- A new study from the National Bureau of Economic Research found that one of the largest reasons the pay gap persists -- despite now equal levels of education and professional experience between genders -- is "the dearth of women in specific jobs and industries," The Atlantic reported, like STEM and tech companies.
- Having more women enter fields that are male-dominated as well as well-paying (the aforementioned tech and STEM fields) could help even out some of the wage averages, though it wouldn't answer why women are paid less within certain industries, The Atlantic noted.
- The study found that overall culture still plays a role as well, citing that the "motherhood penalty" on income and the "marriage premium" for women and men, respectively, still exists. Basically, women still tend to be expected to opt out of the workplace at certain points, while men don't tend to meet that expectation.
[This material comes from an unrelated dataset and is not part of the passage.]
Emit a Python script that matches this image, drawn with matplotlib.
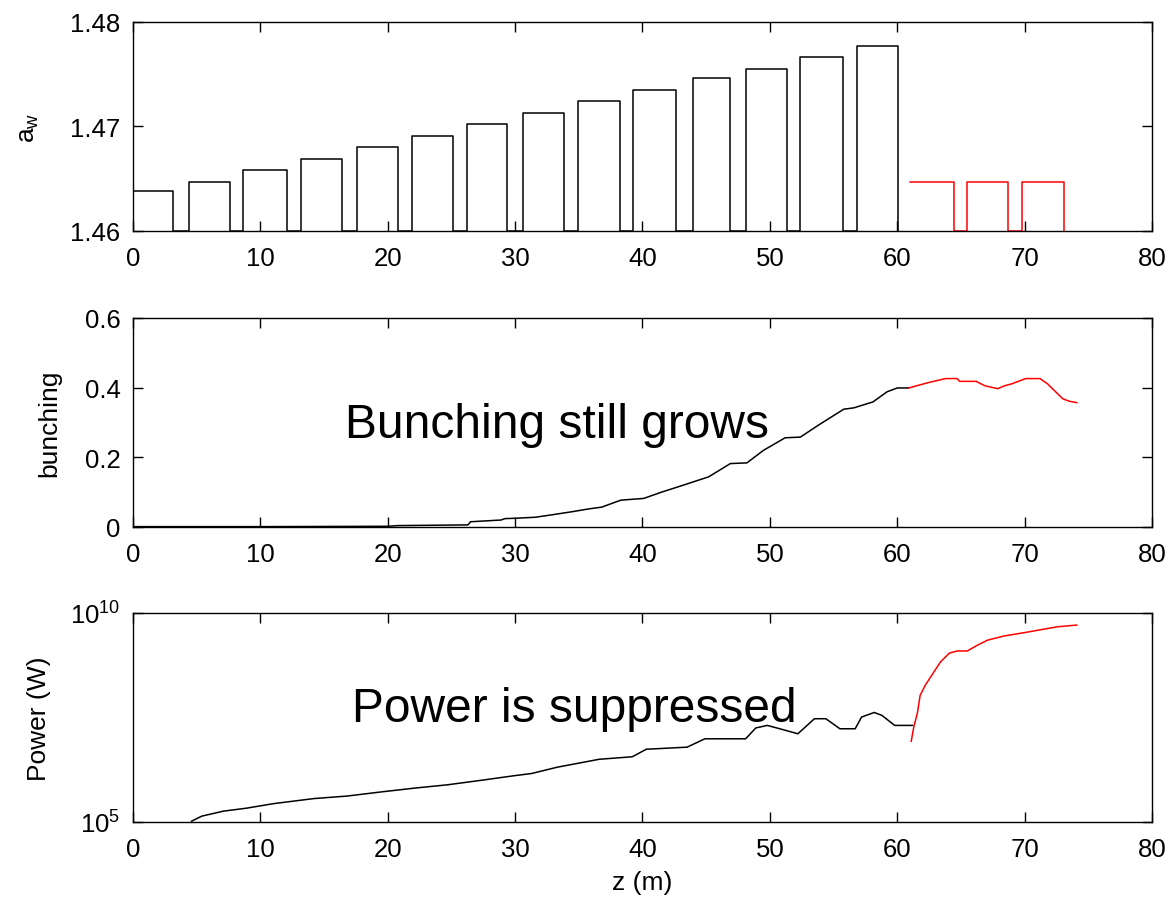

This study points toward continued efforts to encourage women and young girls to enter STEM and other male-dominated fields to ease the gap, and specifically rejected notions that women faced the gap due to "psychological factors" such as men being bigger risk takers, etc. That means the tech industry's efforts to improve gender equality in hiring and promoting are particularly important.
However, the study does note that women are "more likely" to work their schedules around children or ailing parents than men, which may lead to penalties in fields that are typically more time-intensive such as medicine and law. For real equality, caregiving benefits may need to be allowed to both men and women in the workplace.